=== Stated exercise ===
Reproduce, character for character, the lines below from the first through the one with "from matplotlib.patches import FancyBboxPatch". Leave pictures out.

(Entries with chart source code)
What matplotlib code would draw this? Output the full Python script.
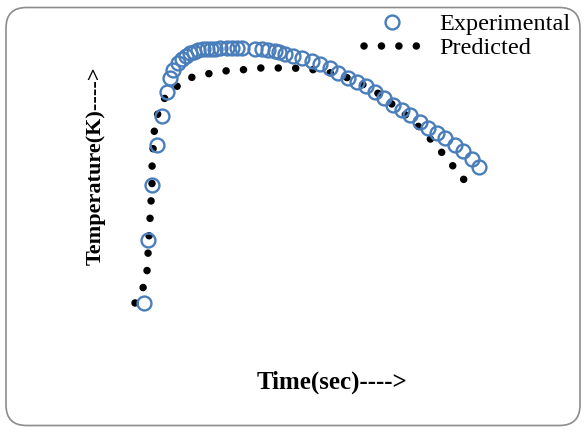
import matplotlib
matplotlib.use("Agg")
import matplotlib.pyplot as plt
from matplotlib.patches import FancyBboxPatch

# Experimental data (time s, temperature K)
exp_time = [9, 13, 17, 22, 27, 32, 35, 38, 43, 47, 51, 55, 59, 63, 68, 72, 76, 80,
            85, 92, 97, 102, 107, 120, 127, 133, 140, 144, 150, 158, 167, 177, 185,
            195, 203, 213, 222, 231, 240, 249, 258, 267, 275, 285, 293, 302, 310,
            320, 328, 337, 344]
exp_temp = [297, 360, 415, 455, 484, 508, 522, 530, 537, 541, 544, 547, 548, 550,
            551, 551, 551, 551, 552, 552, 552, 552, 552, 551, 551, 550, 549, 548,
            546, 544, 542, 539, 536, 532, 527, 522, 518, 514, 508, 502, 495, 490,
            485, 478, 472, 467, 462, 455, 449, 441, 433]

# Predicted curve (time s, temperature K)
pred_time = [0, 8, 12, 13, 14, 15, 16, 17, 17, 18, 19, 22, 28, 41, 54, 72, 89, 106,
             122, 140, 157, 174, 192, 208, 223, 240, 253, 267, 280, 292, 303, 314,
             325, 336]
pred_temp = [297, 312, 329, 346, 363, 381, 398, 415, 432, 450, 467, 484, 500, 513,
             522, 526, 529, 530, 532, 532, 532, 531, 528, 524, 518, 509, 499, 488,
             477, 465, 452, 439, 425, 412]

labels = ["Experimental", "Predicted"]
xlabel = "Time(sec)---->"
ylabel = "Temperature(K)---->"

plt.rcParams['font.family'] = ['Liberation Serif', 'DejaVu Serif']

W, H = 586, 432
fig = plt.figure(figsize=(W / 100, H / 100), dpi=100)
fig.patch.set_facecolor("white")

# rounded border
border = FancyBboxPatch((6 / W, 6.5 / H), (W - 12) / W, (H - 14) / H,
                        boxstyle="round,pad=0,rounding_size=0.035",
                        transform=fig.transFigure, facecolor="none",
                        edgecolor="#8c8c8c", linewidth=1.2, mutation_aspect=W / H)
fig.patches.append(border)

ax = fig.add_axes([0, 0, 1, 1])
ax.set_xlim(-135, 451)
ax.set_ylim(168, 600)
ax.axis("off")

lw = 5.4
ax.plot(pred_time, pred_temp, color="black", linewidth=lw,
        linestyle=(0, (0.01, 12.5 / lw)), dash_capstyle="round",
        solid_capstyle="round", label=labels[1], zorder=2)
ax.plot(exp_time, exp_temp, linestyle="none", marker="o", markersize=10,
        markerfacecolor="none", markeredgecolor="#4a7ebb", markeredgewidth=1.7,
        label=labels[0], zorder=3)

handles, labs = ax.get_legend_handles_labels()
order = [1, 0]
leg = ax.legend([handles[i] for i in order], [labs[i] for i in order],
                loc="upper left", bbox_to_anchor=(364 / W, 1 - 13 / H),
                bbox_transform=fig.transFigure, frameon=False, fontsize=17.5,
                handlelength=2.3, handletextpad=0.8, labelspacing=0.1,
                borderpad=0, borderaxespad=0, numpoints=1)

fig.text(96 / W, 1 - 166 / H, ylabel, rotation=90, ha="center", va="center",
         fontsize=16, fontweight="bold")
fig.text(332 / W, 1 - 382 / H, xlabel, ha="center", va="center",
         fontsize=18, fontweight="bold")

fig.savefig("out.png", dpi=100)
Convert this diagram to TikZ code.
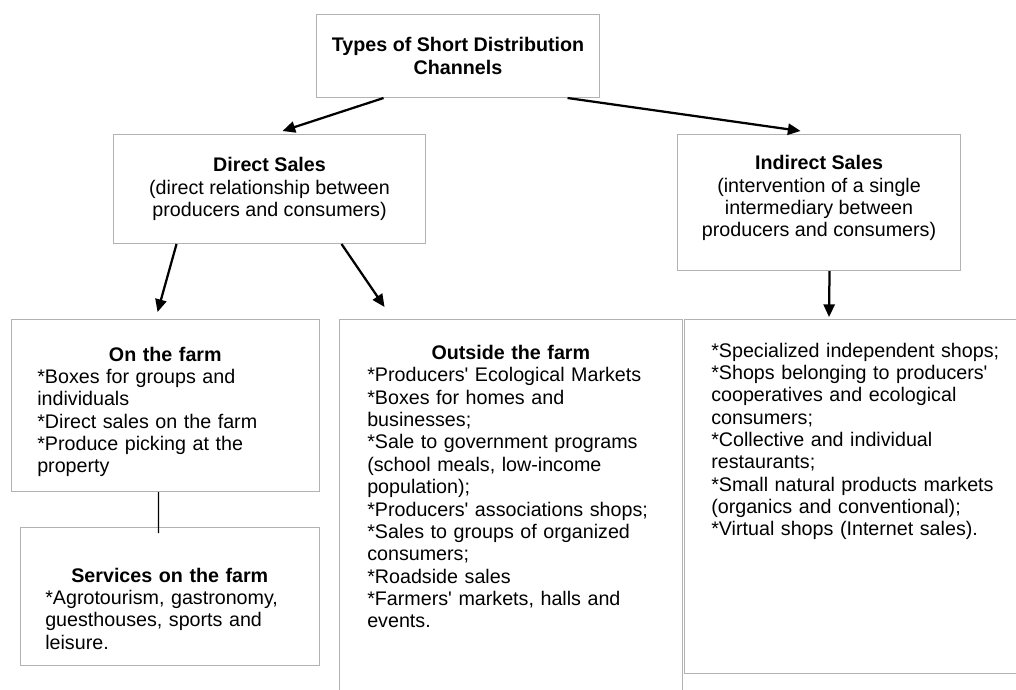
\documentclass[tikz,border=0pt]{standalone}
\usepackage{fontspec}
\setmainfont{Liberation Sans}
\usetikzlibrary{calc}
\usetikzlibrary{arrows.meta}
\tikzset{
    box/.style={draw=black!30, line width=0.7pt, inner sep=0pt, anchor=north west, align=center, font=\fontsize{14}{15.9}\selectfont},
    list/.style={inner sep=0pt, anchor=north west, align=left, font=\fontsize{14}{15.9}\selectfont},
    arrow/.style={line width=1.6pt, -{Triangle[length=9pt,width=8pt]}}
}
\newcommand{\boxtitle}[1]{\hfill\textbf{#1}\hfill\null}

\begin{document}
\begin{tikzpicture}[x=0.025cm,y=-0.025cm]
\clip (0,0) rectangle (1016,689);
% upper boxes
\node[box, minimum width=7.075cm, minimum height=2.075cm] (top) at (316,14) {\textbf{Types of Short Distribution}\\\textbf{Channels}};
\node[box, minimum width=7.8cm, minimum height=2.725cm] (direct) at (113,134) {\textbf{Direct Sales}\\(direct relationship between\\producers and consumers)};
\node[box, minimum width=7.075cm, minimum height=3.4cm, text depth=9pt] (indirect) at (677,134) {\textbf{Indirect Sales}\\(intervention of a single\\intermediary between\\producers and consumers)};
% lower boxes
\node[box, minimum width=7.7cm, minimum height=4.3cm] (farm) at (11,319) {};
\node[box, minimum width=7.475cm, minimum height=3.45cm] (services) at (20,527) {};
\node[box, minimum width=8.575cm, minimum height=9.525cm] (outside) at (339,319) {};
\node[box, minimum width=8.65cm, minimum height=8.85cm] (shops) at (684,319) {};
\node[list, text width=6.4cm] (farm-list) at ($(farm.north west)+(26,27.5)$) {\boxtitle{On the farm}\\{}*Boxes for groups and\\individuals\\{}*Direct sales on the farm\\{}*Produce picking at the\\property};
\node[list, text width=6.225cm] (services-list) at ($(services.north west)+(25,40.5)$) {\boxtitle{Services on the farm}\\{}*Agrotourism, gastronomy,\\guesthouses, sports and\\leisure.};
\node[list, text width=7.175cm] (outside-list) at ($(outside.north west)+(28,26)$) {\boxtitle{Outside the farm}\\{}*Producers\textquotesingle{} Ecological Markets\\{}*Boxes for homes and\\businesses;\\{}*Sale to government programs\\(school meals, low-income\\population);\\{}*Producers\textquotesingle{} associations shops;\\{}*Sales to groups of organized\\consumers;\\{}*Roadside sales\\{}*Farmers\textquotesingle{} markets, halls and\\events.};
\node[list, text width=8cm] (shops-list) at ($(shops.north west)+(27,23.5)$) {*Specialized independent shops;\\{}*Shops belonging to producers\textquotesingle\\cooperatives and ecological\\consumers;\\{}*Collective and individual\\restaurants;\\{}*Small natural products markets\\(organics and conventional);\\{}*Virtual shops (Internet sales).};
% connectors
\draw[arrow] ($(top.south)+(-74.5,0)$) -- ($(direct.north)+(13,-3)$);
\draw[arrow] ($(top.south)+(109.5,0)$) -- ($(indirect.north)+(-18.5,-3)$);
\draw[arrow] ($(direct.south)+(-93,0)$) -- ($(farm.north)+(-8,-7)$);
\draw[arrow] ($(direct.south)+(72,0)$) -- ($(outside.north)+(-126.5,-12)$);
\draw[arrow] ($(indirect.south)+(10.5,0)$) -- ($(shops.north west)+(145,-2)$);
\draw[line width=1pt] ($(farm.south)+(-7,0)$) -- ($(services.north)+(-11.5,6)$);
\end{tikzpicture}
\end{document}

=== Solution for this exercise ===
What matplotlib code would draw this? Output the full Python script.
import matplotlib
matplotlib.use("Agg")
import matplotlib.pyplot as plt
from matplotlib.patches import FancyBboxPatch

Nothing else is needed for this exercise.